Davalı ürünlerdeki hatanın kullanıcı hatasından kaynaklandığını, şirketleri tarafından gerekli tamiratların yapıldığını, davalının aktif dava ehliyeti olmadığını savunarak davanın reddini istemiştir.
Mahkemece, davanın tüzel kişiliği olmayan Sağlık Bakanlığına bağlı Darıca Farabi Devlet Hastanesi Başhekimliğince açılamayacağı gerekçesiyle davanın husumet ehliyeti yokluğundan reddine karar verilmiş; hüküm, davacı tarafından temyiz edilmiştir.
1-)Davacı dava dilekçesinde Sağlık Bakanlığı Darıca Devlet Hastanesi olarak gösterilmiş ise de; esasen davanın Sağlık Bakanlığı tarafından açıldığının kabulü gerekir, kaldı ki davada davacıyı Sağlık Bakanlığının Hazine Avukatı temsil etmiş ve yargılamaya Hazine vekili katılmıştır.

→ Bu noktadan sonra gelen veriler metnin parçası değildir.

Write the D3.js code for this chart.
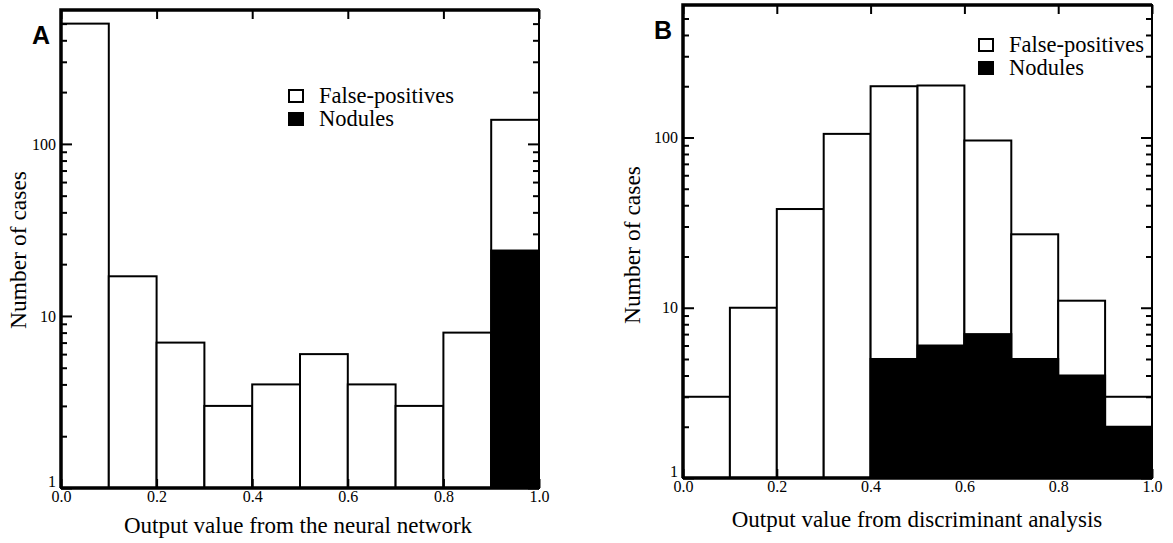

Davanın açılış şekline göre bir an davanın Darıca Devlet Hastanesi tarafından açıldığı kabul edilse bile, yukarda belirtilen usuli eksikliğin yerine getirildiği, bunun taraf değişikliği olarak kabul edilmesinin mümkün olmadığı, aksi düşüncenin dava usul ve ekonomisine de aykırı olduğunun kabulü gerekmektedir. Böyle olunca mahkemece işin esasına girilerek hasıl olunacak sonuca uygun karar vermek gerekirken yazılı şekilde hüküm kurulmuş olması usul ve yasaya aykırı olup, bozmayı gerektirir.
2-)Bozma nedenine göre, davacının diğer temyiz itirazlarının incelenmesine gerek görülmemiştir.
SONUÇ : Yukarıda ( 1) numaralı bentte açıklanan nedenlerle; kararın davacı yararına BOZULMASINA, ( 2) numaralı bent uyarınca davacının diğer temyiz itirazlarının incelenmesine yer olmadığına, 30.11.2011 tarihinde oybirliğiyle karar verildi.